_DIRECTIONS FOR THIS TASK_
Look at each line of the records and count those with "code" in them. Please answer with the count alone.

— start of EXTRACTED MATERIAL —

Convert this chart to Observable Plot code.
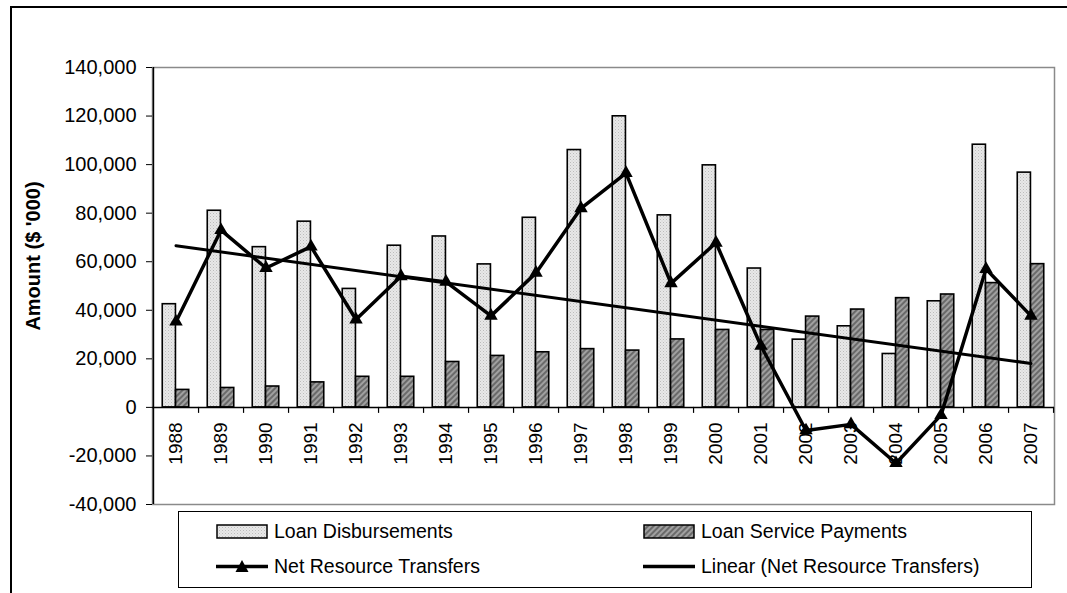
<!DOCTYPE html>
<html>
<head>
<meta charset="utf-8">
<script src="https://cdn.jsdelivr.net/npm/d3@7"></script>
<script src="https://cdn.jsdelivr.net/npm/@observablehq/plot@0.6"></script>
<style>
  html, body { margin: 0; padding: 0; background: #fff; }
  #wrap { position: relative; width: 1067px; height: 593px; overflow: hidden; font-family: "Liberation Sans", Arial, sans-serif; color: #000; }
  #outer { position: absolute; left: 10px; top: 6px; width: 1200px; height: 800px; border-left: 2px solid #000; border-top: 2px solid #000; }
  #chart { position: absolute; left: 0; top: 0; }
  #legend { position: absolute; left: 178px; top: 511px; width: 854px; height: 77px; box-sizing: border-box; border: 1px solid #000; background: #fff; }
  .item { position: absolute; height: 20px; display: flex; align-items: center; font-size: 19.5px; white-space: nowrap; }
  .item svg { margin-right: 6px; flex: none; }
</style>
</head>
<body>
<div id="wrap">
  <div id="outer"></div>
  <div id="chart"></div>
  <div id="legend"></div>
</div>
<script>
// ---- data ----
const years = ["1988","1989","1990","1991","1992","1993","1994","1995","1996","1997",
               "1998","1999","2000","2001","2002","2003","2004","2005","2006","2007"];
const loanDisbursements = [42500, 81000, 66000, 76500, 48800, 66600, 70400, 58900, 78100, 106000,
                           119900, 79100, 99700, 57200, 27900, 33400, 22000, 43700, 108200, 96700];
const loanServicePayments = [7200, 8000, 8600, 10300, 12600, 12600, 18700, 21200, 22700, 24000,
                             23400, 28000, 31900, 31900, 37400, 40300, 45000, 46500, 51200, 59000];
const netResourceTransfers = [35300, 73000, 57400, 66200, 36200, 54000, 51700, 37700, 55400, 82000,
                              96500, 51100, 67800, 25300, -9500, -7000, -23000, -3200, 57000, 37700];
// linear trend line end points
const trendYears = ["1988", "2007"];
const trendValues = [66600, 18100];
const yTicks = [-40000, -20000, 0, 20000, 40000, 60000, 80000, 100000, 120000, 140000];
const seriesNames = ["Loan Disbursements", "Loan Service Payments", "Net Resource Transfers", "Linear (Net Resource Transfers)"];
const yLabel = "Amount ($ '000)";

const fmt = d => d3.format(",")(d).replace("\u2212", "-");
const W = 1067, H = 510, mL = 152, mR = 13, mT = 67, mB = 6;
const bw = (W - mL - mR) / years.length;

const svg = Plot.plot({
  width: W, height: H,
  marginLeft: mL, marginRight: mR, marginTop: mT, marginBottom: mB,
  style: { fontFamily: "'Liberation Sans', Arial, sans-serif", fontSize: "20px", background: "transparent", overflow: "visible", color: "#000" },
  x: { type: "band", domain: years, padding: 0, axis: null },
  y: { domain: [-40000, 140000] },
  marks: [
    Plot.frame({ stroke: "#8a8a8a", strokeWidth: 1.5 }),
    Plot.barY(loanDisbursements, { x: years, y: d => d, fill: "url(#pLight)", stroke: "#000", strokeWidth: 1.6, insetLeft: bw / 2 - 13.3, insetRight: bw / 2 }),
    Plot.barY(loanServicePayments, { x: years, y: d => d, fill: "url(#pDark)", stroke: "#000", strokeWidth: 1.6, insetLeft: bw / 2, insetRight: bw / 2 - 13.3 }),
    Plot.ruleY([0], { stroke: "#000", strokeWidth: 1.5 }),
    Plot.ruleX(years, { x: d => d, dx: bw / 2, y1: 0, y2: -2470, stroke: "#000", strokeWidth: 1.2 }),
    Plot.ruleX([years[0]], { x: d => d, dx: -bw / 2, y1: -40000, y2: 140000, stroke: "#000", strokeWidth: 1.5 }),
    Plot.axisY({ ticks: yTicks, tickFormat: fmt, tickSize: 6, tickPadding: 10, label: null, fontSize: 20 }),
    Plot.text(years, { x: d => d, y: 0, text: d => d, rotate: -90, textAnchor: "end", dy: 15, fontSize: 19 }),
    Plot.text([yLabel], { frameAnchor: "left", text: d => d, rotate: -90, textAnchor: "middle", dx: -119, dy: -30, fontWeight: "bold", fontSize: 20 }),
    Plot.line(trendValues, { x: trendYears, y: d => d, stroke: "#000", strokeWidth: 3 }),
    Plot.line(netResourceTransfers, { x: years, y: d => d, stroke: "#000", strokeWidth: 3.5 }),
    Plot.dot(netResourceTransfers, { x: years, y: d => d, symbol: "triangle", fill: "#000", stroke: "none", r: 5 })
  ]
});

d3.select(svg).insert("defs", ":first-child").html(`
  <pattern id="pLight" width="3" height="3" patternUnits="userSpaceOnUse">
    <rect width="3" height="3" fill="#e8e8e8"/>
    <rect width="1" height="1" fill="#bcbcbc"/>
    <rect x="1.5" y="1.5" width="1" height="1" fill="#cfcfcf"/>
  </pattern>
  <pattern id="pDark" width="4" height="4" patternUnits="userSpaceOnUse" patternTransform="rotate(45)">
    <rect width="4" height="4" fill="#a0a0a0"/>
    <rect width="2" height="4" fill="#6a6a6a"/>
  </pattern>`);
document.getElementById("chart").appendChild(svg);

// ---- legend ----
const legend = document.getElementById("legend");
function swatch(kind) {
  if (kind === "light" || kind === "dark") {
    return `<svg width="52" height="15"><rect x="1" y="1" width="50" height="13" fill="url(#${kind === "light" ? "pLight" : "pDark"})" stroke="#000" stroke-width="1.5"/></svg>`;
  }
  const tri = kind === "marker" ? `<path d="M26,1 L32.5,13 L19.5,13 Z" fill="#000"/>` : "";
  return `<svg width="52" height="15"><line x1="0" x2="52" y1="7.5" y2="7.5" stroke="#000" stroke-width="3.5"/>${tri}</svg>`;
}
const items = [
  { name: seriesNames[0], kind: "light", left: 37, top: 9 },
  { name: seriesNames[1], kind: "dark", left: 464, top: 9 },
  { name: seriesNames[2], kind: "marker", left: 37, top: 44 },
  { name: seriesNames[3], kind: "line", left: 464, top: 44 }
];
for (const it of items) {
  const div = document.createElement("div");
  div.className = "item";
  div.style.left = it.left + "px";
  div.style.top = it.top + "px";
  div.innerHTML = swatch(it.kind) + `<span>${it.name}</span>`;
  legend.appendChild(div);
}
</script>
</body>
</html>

— end of EXTRACTED MATERIAL —
— start of EXTRACTED MATERIAL —

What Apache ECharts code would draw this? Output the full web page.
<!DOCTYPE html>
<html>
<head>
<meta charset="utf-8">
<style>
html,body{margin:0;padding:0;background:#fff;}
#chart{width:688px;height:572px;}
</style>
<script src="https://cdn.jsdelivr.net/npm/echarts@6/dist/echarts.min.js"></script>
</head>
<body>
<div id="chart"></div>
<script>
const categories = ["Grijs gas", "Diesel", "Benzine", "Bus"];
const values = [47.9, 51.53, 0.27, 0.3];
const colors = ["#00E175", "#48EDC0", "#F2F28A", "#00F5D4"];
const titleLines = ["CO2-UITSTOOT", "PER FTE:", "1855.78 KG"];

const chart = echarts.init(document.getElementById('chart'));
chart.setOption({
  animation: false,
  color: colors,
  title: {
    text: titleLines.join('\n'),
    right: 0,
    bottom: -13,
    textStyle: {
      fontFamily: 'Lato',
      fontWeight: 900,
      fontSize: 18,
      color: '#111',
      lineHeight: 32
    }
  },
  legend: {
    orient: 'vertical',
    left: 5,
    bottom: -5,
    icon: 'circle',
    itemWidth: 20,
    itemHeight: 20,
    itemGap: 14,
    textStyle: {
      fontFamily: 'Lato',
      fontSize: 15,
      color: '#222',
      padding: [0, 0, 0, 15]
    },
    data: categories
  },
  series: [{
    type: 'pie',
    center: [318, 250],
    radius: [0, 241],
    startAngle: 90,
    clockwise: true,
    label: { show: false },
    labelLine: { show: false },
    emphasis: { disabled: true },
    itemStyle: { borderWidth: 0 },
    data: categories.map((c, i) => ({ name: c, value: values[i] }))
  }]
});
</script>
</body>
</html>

— end of EXTRACTED MATERIAL —

_COMPLETE RESPONSE_
2